State Board of Elections members Stella Anderson, Bob Cordle, Ken Raymond, and David Black at the March 4 board meeting. (CJ photo by Dan Way)

    The State Board of Elections wants to pay incoming Executive Director Karen Brinson Bell nearly $30,000 more than her predecessor Kim Strach.

    During a teleconference vote Thursday, May 23, board members unanimously voted to recommend the Office of State Human Resources set a $140,000 salary for Bell. Strach, whose last day on the job is May 31, was being paid $110,762 annually.

    "I thought [she] was horribly underpaid, and she has been for some time," Board Chairman Bob Cordle, a Democrat, said of Strach's compensation. He had directed Josh Lawson, board general counsel, to investigate the salary, and recommended Bell be paid $135,000.

    Lawson said Strach's job was wrongly classified as a nonexempt position, and the job description failed to capture all of the job functions or leadership requirements. The Office of State Human Resources has since corrected those mistakes. The board didn't respond to a Carolina Journal query whether the classification errors entitled Strach to any back pay.

    Republican board member David Black noted that the Mecklenburg County Board of Elections executive director is paid $137,000 annually, and the state board's executive director should collect more.

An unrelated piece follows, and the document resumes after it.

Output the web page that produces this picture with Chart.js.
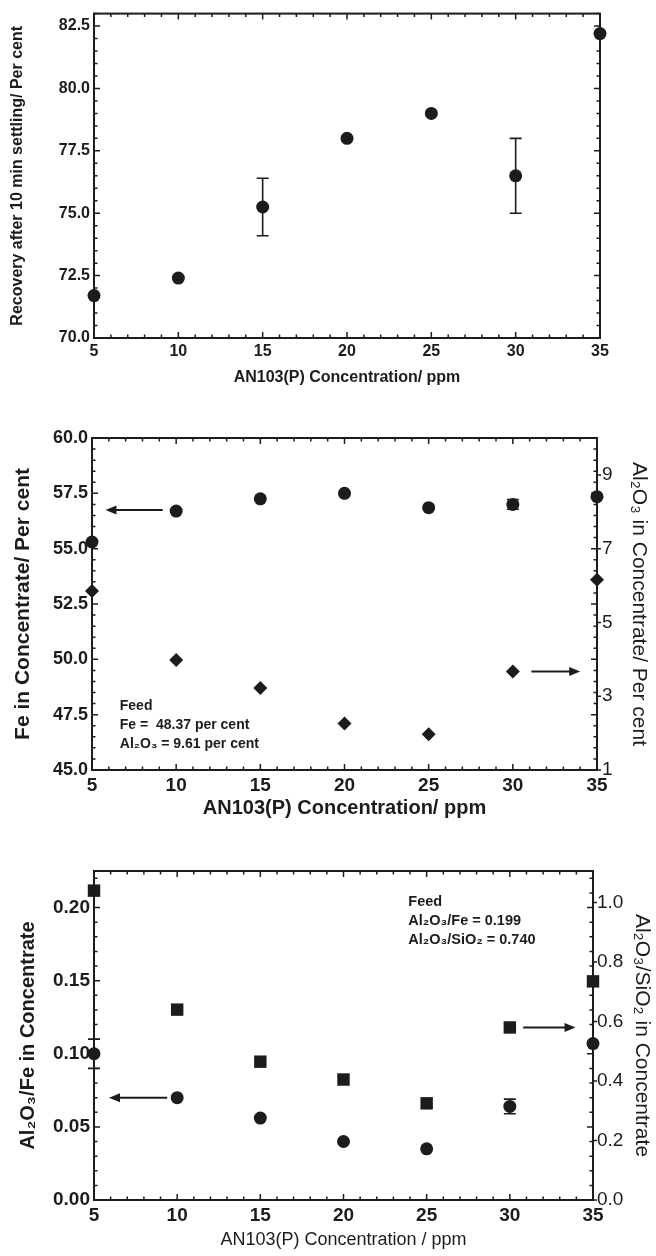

    Bell, of Charleston, South Carolina, was named May 13 to replace Strach. The shakeup instantly drew protests from Republicans and Democrats alike, and was roundly criticized as a partisan move. Strach was widely perceived as competent, evenhanded, and impartial.

    WRAL-TV confirmed Gov. Roy Cooper's political team helped to line up Bell for the position. It reported Cooper political strategist Morgan Jackson solicited a recommendation from former Elections Board executive director Gary Bartlett, a Democratic appointee. Bartlett pushed for Bell, who is deputy director of the Ranked Choice Voting Resource Center, an elections reform advocacy group where Bartlett is director.

    The board named Katelyn Love to serve as acting general counsel to replace Lawson. He tendered his resignation shortly after Strach was fired. As deputy general counsel, Love has supervised two board attorneys.